- [Exercise instructions] In the listing below, locate the line containing "Write the Bokeh code for this chart." and the line containing "17.7, 21.0, 24.2]". Output both of them and every line between, exactly as written, and nothing more.

- [Data]
□ □ □ □ □ □ □
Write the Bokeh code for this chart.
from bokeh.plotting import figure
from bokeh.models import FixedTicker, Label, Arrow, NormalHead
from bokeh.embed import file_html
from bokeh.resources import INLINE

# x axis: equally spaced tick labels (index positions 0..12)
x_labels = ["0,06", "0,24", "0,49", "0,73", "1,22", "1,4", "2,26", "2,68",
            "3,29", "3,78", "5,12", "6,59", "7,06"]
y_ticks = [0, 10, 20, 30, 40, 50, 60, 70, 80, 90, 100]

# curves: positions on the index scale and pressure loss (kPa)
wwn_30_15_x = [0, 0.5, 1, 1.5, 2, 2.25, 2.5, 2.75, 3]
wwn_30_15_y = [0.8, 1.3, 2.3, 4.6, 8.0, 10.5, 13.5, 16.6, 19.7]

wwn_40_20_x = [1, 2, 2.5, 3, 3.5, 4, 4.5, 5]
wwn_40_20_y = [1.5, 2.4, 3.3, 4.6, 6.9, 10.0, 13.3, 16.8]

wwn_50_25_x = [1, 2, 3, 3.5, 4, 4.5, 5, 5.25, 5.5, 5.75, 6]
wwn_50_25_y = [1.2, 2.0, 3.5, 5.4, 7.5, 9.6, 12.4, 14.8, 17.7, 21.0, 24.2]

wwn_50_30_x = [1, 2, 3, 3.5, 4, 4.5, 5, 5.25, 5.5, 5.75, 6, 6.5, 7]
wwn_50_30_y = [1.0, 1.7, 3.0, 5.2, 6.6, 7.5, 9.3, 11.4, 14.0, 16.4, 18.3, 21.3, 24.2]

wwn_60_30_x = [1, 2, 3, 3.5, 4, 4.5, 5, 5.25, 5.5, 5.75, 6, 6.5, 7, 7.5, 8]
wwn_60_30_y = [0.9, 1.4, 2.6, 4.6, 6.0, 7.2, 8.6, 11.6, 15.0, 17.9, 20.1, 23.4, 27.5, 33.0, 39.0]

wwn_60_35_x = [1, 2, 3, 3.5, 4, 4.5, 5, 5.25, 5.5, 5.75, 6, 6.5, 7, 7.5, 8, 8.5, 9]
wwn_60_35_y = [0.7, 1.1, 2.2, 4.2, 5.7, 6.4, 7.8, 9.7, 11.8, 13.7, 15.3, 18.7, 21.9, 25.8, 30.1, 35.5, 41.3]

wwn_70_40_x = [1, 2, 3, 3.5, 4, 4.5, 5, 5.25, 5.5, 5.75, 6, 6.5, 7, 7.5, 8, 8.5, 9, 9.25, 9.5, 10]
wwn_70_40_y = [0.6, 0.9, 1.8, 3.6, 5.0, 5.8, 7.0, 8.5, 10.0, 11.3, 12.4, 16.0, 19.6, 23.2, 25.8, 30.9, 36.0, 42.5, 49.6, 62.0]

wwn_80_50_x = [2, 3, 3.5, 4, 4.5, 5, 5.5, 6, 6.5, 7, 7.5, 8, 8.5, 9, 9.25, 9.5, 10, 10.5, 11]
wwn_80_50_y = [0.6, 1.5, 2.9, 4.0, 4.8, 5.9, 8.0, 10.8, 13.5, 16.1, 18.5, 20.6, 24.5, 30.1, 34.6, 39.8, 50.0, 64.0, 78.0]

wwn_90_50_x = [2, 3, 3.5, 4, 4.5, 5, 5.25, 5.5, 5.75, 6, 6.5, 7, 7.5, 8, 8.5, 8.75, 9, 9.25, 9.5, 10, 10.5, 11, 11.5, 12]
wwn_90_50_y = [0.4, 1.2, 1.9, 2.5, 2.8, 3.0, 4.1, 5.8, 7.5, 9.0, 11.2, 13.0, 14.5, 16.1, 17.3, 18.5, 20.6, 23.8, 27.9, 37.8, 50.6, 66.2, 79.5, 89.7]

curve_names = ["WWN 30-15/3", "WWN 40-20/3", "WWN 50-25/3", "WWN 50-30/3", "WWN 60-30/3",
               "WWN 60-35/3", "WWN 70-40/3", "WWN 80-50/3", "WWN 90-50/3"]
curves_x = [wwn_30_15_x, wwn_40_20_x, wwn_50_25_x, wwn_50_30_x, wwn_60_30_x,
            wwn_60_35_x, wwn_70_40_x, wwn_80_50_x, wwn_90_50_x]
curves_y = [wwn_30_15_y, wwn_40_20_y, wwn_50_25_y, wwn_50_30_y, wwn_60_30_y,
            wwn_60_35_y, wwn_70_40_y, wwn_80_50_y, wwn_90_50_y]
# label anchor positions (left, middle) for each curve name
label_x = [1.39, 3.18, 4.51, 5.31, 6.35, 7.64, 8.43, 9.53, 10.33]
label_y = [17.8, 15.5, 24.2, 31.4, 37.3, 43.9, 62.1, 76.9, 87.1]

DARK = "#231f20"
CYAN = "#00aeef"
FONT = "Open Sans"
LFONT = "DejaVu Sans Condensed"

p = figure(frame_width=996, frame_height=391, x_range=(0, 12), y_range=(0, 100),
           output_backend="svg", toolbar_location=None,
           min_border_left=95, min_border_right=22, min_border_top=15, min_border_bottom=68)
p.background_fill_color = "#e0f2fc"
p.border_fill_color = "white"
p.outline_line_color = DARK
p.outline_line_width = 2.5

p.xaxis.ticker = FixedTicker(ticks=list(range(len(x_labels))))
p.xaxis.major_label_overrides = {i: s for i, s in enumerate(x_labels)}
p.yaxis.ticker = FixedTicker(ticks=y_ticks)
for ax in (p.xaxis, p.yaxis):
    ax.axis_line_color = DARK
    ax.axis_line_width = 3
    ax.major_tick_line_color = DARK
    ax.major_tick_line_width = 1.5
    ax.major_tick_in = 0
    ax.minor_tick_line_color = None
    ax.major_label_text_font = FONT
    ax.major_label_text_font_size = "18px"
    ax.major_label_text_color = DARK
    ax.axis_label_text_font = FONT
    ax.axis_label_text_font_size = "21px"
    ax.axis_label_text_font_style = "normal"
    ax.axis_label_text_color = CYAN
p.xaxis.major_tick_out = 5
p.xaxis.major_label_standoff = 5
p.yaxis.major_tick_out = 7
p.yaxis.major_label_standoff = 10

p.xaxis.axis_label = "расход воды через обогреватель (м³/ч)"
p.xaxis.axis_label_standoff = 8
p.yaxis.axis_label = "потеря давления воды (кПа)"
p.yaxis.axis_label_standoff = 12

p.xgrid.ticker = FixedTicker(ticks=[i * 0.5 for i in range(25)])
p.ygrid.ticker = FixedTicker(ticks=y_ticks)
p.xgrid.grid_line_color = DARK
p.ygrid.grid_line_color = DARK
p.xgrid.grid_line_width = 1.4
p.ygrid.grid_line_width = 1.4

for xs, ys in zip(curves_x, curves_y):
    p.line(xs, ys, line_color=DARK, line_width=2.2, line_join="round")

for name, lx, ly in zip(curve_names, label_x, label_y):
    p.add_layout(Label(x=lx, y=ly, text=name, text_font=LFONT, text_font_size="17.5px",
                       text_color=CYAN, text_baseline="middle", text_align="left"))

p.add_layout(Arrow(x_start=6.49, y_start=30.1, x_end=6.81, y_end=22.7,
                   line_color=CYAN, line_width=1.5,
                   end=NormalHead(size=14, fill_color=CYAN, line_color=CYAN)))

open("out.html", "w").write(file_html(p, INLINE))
□ □ □ □ □ □ □
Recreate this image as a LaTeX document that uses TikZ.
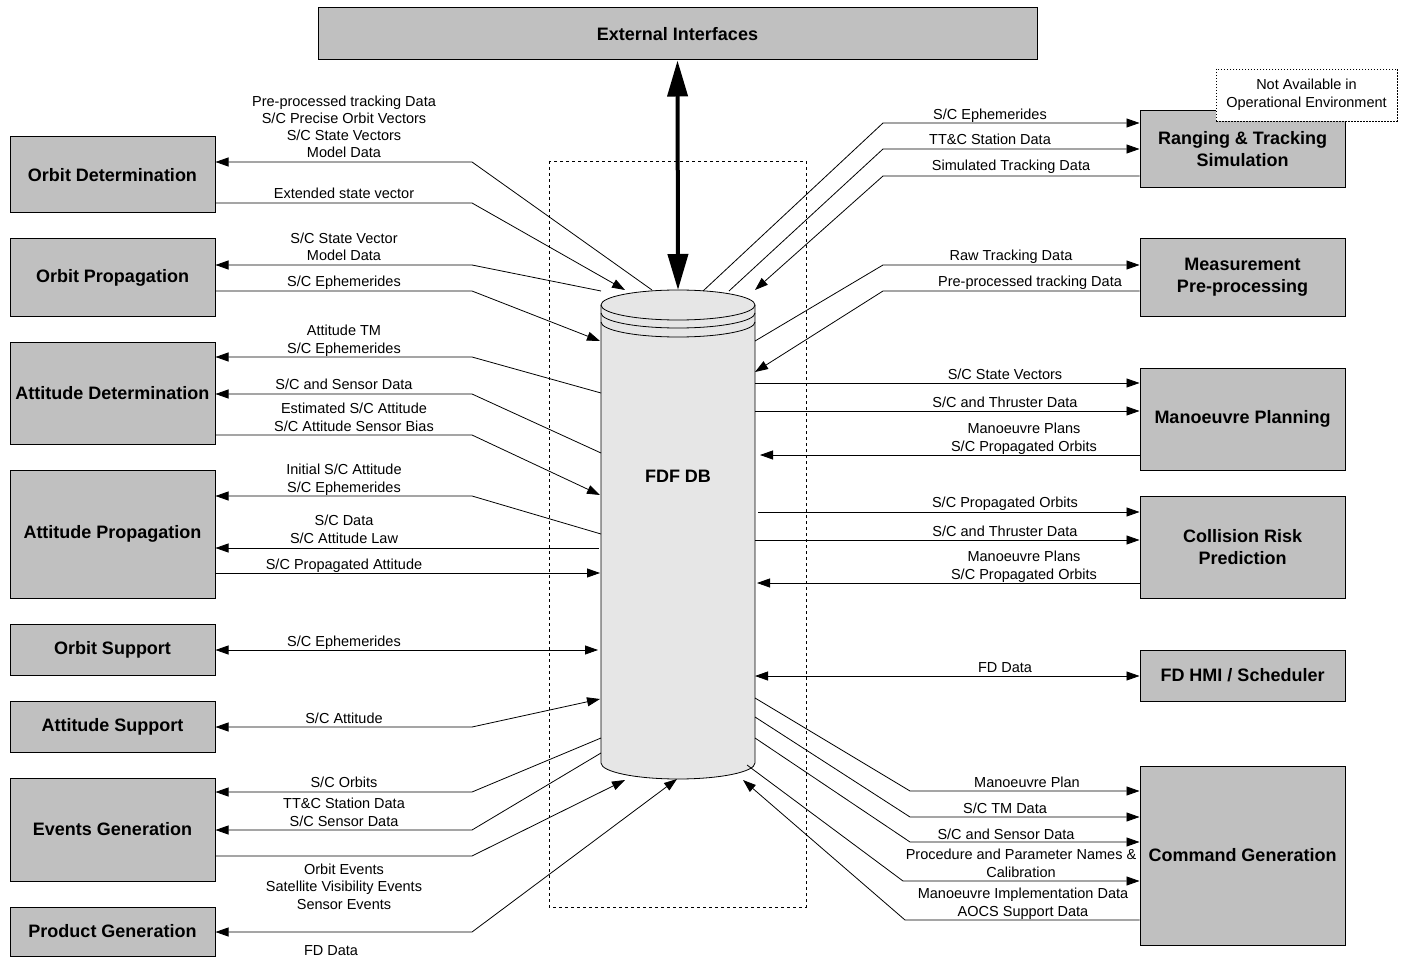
□ □ □ □ □ □ □
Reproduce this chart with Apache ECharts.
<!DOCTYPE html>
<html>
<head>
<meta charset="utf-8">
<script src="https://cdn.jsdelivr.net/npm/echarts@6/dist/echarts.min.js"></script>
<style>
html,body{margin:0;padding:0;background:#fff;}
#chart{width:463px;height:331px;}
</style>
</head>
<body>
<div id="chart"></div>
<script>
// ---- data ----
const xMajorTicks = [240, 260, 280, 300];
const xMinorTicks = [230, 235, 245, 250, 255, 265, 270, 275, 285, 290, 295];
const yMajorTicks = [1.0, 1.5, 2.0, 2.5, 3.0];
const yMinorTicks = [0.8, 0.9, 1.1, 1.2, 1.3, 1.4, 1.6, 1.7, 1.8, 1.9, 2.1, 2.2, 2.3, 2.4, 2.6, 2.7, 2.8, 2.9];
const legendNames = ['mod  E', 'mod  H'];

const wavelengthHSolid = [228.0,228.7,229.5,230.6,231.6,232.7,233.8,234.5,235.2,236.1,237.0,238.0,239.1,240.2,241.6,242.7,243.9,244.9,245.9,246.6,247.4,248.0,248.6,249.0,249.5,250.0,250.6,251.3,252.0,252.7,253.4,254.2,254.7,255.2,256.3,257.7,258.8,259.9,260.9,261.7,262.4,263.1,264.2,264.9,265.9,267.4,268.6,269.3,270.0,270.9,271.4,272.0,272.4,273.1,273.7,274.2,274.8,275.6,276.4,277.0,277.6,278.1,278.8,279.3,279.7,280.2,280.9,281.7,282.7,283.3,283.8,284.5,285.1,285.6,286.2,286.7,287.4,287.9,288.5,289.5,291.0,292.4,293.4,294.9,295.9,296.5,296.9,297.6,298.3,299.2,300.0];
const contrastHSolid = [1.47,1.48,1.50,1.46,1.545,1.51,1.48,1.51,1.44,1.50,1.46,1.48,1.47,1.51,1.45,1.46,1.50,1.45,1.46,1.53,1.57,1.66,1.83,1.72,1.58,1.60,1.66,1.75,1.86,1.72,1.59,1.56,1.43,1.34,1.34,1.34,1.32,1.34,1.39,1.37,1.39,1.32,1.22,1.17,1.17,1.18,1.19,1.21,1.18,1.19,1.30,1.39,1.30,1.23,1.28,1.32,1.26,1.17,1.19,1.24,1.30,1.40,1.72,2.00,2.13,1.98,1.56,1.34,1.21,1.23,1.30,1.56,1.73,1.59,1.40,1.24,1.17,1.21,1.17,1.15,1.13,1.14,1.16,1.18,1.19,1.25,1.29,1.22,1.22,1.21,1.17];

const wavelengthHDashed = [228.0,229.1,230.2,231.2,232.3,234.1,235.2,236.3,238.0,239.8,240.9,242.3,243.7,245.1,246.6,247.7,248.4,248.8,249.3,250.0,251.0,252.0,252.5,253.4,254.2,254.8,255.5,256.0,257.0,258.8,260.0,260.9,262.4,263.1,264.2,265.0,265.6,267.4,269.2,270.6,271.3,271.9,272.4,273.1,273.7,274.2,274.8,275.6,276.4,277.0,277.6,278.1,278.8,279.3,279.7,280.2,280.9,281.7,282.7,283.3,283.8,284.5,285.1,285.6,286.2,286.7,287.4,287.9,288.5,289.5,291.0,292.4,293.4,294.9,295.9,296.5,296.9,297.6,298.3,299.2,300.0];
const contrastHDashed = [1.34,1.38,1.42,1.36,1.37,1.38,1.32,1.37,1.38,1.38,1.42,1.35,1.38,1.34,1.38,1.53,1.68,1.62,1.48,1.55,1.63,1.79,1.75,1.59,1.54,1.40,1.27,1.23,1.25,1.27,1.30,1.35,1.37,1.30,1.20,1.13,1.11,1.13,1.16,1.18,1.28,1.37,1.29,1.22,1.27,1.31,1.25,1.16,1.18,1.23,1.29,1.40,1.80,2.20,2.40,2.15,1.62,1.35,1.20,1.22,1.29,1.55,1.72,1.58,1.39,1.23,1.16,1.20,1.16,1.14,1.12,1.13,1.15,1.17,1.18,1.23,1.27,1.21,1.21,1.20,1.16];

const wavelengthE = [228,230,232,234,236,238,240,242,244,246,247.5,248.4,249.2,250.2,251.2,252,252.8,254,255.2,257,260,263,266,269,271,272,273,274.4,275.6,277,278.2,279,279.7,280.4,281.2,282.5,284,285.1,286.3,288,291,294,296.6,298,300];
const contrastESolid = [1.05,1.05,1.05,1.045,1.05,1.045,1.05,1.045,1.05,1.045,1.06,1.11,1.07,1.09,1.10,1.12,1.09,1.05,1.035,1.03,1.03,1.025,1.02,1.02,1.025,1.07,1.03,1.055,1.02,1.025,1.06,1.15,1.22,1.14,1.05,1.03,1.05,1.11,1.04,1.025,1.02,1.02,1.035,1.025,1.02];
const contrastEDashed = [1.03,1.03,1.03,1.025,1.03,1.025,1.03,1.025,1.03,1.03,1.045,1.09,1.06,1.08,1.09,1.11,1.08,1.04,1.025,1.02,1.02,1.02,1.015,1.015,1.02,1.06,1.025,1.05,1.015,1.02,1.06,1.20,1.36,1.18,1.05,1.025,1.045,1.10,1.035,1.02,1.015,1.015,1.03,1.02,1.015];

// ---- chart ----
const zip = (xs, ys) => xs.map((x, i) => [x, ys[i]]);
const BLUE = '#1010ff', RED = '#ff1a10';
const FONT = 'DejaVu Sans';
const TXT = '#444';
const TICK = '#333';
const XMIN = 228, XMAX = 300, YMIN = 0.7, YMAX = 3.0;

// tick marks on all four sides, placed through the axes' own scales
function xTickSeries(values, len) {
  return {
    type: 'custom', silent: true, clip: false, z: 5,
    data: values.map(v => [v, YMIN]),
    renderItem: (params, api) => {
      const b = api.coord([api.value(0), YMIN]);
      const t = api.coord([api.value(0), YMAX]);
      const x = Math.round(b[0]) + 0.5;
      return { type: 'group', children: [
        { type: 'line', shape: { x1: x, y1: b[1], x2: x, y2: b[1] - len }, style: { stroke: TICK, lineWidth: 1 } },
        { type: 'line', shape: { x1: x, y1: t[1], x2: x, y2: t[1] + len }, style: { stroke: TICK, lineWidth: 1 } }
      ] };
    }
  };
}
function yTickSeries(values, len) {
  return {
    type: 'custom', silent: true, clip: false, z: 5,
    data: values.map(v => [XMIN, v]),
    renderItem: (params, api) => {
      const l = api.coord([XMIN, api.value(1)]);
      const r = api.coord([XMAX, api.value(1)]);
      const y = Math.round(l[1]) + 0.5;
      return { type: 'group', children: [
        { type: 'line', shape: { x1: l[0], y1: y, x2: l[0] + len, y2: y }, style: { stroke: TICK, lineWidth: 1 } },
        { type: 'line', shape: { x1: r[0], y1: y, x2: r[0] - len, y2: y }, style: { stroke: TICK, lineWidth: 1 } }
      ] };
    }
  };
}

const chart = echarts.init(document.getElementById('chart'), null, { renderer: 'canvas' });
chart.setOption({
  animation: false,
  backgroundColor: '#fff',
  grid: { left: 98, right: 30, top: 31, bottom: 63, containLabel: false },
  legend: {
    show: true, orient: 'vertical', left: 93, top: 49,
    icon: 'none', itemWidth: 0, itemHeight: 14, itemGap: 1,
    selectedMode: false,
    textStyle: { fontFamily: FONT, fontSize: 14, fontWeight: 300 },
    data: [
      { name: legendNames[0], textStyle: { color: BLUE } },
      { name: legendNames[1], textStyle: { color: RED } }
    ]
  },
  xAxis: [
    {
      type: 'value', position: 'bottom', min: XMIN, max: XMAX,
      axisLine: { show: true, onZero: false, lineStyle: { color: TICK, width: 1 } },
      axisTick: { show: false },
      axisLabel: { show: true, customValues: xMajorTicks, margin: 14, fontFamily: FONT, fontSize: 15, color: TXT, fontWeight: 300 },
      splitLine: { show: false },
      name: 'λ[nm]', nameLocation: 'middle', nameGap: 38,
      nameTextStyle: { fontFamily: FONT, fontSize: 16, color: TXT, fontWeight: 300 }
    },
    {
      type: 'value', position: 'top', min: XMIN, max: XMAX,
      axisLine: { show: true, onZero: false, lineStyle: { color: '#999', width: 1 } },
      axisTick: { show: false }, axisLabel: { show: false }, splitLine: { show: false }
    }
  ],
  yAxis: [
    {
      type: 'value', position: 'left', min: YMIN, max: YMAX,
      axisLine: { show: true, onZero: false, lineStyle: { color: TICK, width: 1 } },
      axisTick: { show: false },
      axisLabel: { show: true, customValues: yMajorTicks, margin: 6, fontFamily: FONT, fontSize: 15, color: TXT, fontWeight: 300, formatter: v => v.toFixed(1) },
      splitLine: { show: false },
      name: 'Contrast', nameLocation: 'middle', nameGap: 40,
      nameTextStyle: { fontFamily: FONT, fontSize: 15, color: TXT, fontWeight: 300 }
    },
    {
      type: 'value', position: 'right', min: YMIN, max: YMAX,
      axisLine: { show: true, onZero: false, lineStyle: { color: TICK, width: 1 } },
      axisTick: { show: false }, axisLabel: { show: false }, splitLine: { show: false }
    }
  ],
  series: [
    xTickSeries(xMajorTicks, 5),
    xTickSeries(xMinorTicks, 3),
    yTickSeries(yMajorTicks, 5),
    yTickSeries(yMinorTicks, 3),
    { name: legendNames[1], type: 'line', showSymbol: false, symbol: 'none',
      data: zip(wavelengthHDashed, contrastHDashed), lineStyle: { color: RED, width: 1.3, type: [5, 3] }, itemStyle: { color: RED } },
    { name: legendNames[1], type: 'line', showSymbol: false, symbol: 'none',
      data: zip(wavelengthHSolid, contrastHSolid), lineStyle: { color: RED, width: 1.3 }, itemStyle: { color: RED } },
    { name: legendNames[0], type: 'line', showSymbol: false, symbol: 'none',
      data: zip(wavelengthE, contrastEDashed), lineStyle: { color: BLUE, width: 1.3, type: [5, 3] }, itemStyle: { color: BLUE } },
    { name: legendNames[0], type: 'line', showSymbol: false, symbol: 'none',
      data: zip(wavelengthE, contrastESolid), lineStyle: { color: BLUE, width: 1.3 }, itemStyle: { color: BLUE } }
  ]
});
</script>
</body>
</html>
□ □ □ □ □ □ □
- [Response]
Write the Bokeh code for this chart.
from bokeh.plotting import figure
from bokeh.models import FixedTicker, Label, Arrow, NormalHead
from bokeh.embed import file_html
from bokeh.resources import INLINE

# x axis: equally spaced tick labels (index positions 0..12)
x_labels = ["0,06", "0,24", "0,49", "0,73", "1,22", "1,4", "2,26", "2,68",
            "3,29", "3,78", "5,12", "6,59", "7,06"]
y_ticks = [0, 10, 20, 30, 40, 50, 60, 70, 80, 90, 100]

# curves: positions on the index scale and pressure loss (kPa)
wwn_30_15_x = [0, 0.5, 1, 1.5, 2, 2.25, 2.5, 2.75, 3]
wwn_30_15_y = [0.8, 1.3, 2.3, 4.6, 8.0, 10.5, 13.5, 16.6, 19.7]

wwn_40_20_x = [1, 2, 2.5, 3, 3.5, 4, 4.5, 5]
wwn_40_20_y = [1.5, 2.4, 3.3, 4.6, 6.9, 10.0, 13.3, 16.8]

wwn_50_25_x = [1, 2, 3, 3.5, 4, 4.5, 5, 5.25, 5.5, 5.75, 6]
wwn_50_25_y = [1.2, 2.0, 3.5, 5.4, 7.5, 9.6, 12.4, 14.8, 17.7, 21.0, 24.2]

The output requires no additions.